Another former Wales striker, Malcolm Allen, speaking to BBC Radio Cymru, admitted he is pleased Bellamy will stay with the European Championship two years away. He understands the lure of Burnley, the pull of day-to-day club management and the chance to shape a team every week rather than every international window.

At the same time, Allen recognises the cost.

“The problem, when he comes back with his tail between his legs because he hasn’t got the job with Burnley, is how Wales fans will respond to this,” he said.

“There will be some who were frustrated after we failed to reach the World Cup thinking ‘how can we allow him back?’”

It’s a blunt assessment, but it captures the mood. For a section of the support, the failed World Cup qualification already strained patience. This episode adds another layer of resentment.

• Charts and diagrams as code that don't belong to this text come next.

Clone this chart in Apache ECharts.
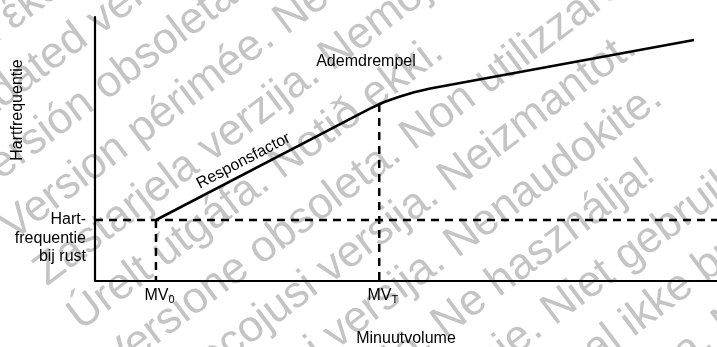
<!DOCTYPE html>
<html>
<head>
<meta charset="utf-8">
<script src="https://cdn.jsdelivr.net/npm/echarts@6/dist/echarts.min.js"></script>
<style>
  html, body { margin: 0; padding: 0; background: #fff; }
  #chart { width: 717px; height: 347px; }
</style>
</head>
<body>
<div id="chart"></div>
<script>
// Rate-response curve: heart rate against minute ventilation (arbitrary units, 0-100 on both axes)
const restRate = 23.1;   // heart rate at rest
const mv0 = 9.8;         // minute ventilation at rest
const mvT = 45.7;        // ventilatory threshold
const rateAtMvT = 67.0;  // heart rate reached at the threshold

// response curve: straight "Responsfactor" segment, bend, flatter segment above the threshold
const curveX = [9.8, 44.2, 46.4, 48.8, 51.3, 53.9, 96.3];
const curveY = [23.1, 65.3, 67.7, 69.7, 71.5, 72.9, 91.3];

const xTickValues = [mv0, mvT];
const xTickSubscripts = ['0', 'T'];

const yAxisTitle = 'Hartfrequentie';
const xAxisTitle = 'Minuutvolume';
const restLabel = 'Hart-\nfrequentie\nbij rust';
const slopeLabel = 'Responsfactor';
const thresholdLabel = 'Ademdrempel';

// background watermark lines
const watermarkLines = [
  'Παλιά έκδοση. Μην τη χρησιμοποιείτε.',
  'Outdated version. Do not use.',
  'Versión obsoleta. No utilizar.',
  'Version périmée. Ne pas utiliser.',
  'Zastarjela verzija. Nemojte upotrebljavati.',
  'Úrelt útgáfa. Notið ekki.',
  'Versione obsoleta. Non utilizzare.',
  'Novecojusi versija. Neizmantot.',
  'Pasenusi versija. Nenaudokite.',
  'Elavult verzió. Ne használja!',
  'Verouderde versie. Niet gebruiken.',
  'Foreldet versjon. Skal ikke brukes.',
  'Wersja przeterminowana. Nie używać.'
];

const FONT = '"Liberation Sans", Arial, Helvetica, sans-serif';
const INK = '#000';
const GRID = { left: 95, right: 0, top: 17, bottom: 66, outerBoundsMode: 'none', containLabel: false };

const chart = echarts.init(document.getElementById('chart'), null, { renderer: 'canvas' });

const dashed = { color: INK, width: 2.5, type: [8, 6] };
const plainAxis = {
  type: 'value', min: 0, max: 100,
  axisLine: { show: true, lineStyle: { color: INK, width: 2.2 } },
  axisTick: { show: false },
  splitLine: { show: false }
};

chart.setOption({
  animation: false,
  grid: GRID,
  xAxis: Object.assign({}, plainAxis, {
    axisLabel: {
      show: true,
      customValues: xTickValues,
      margin: 5,
      color: INK,
      fontFamily: FONT,
      formatter: function (v) {
        const i = xTickValues.indexOf(v);
        return '{p|}{m|MV}{s|' + xTickSubscripts[i] + '}';
      },
      rich: {
        p: { width: 7 },
        m: { fontSize: 16, fontFamily: FONT, color: INK, lineHeight: 20 },
        s: { fontSize: 11, fontFamily: FONT, color: INK, lineHeight: 12, padding: [8, 0, 0, 0] }
      }
    },
    name: xAxisTitle,
    nameLocation: 'middle',
    nameGap: 50,
    nameTextStyle: { fontFamily: FONT, fontSize: 16, color: INK }
  }),
  yAxis: Object.assign({}, plainAxis, { axisLabel: { show: false } }),
  series: [
    {
      type: 'line', symbol: 'none', z: 5,
      data: curveX.map((x, i) => [x, curveY[i]]),
      lineStyle: { color: INK, width: 2.6 }
    },
    { type: 'line', symbol: 'none', z: 4, data: [[0, restRate], [100, restRate]], lineStyle: dashed },
    { type: 'line', symbol: 'none', z: 4, data: [[mv0, restRate], [mv0, 0]], lineStyle: dashed },
    { type: 'line', symbol: 'none', z: 4, data: [[mvT, rateAtMvT], [mvT, 0]], lineStyle: dashed }
  ]
});

// place text labels from axis coordinates
const toPx = (pt) => chart.convertToPixel({ gridIndex: 0 }, pt);
const restPx = toPx([0, restRate]);
const segA = toPx([curveX[0], curveY[0]]);
const segB = toPx([curveX[1], curveY[1]]);
const slopeAngle = Math.atan2(segA[1] - segB[1], segB[0] - segA[0]);
const slopeAt = 0.435;
const slopeGap = 12;
const slopeAnchor = [
  segA[0] + (segB[0] - segA[0]) * slopeAt - Math.sin(slopeAngle) * slopeGap,
  segA[1] + (segB[1] - segA[1]) * slopeAt - Math.cos(slopeAngle) * slopeGap
];

// watermark: parallel lines rotated 37 degrees, left-aligned in the rotated frame
const WM_ANGLE = 37 * Math.PI / 180;
const WM_START = -135;
const WM_FIRST = 20;
const WM_STEP = 56.2;
const watermark = {
  type: 'group',
  rotation: WM_ANGLE,
  x: 0, y: 0,
  silent: true,
  children: watermarkLines.map((t, k) => ({
    type: 'text',
    z: -5,
    x: WM_START,
    y: WM_FIRST + WM_STEP * k,
    style: { text: t, font: '44px ' + FONT, fill: '#c4c4c4', verticalAlign: 'middle' }
  }))
};

const textStyle = (extra) => Object.assign({ fontFamily: FONT, fontSize: 16, fill: INK }, extra);

chart.setOption({
  graphic: [
    watermark,
    {
      type: 'text', z: 20, x: 17.5, y: 110, rotation: Math.PI / 2,
      style: textStyle({ text: yAxisTitle, align: 'center', verticalAlign: 'middle' })
    },
    {
      type: 'text', z: 20, x: GRID.left - 9, y: restPx[1] - 9.5,
      style: textStyle({ text: restLabel, align: 'right', verticalAlign: 'top', lineHeight: 18.5 })
    },
    {
      type: 'text', z: 20, x: slopeAnchor[0], y: slopeAnchor[1], rotation: slopeAngle,
      style: textStyle({ text: slopeLabel, align: 'center', verticalAlign: 'middle' })
    },
    {
      type: 'text', z: 20, x: 366, y: 62,
      style: textStyle({ text: thresholdLabel, align: 'center', verticalAlign: 'middle' })
    }
  ]
});
</script>
</body>
</html>
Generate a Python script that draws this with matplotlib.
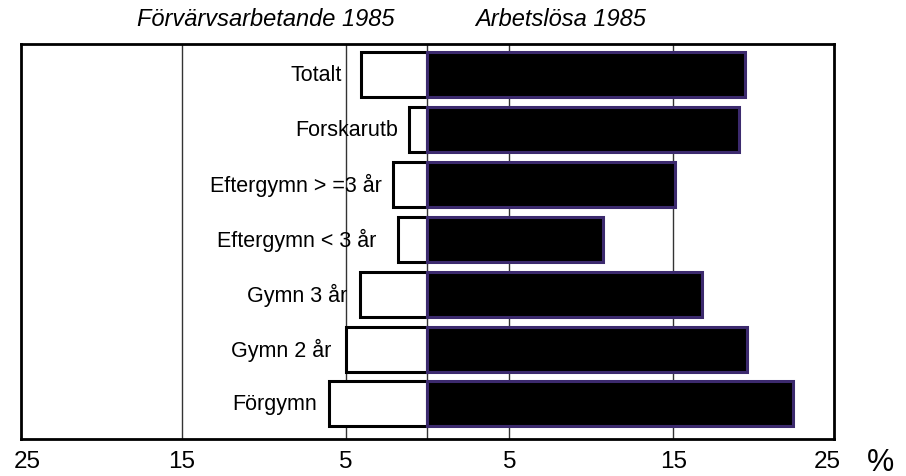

FAW finances and a manager under pressure

There is also a hard financial reality shaping the FAW’s thinking.

“The situation financially is that the FAW don’t have a lot of money at the moment after we missed out on the World Cup,” Allen pointed out.

Sacking a manager on a contract running to 2028 does not come cheap. Nor does starting again, paying compensation, building a new backroom team, and asking a fresh face to pick up a squad in flux.

So Bellamy stays. Not purely by design, but by circumstance.

That does not mean his position is comfortable. Far from it. Allen was clear about the only route back into the hearts of those who feel let down.

“He will have to win those fans over and the only way to do that will be to win games,” he said.

No grand statement will fix this. No carefully worded interview will erase the memory of a manager ready to walk away. Results will decide everything now.

If Bellamy can turn this into a siege mentality, if he can reconnect a bruised squad and a sceptical fanbase, Euro 2028 could yet become the stage where this turbulence is forgotten.

If he can’t, the question that hangs over him today – do Wales truly want to keep him? – may soon be replaced by an even harsher one: how long can this stand-off really last?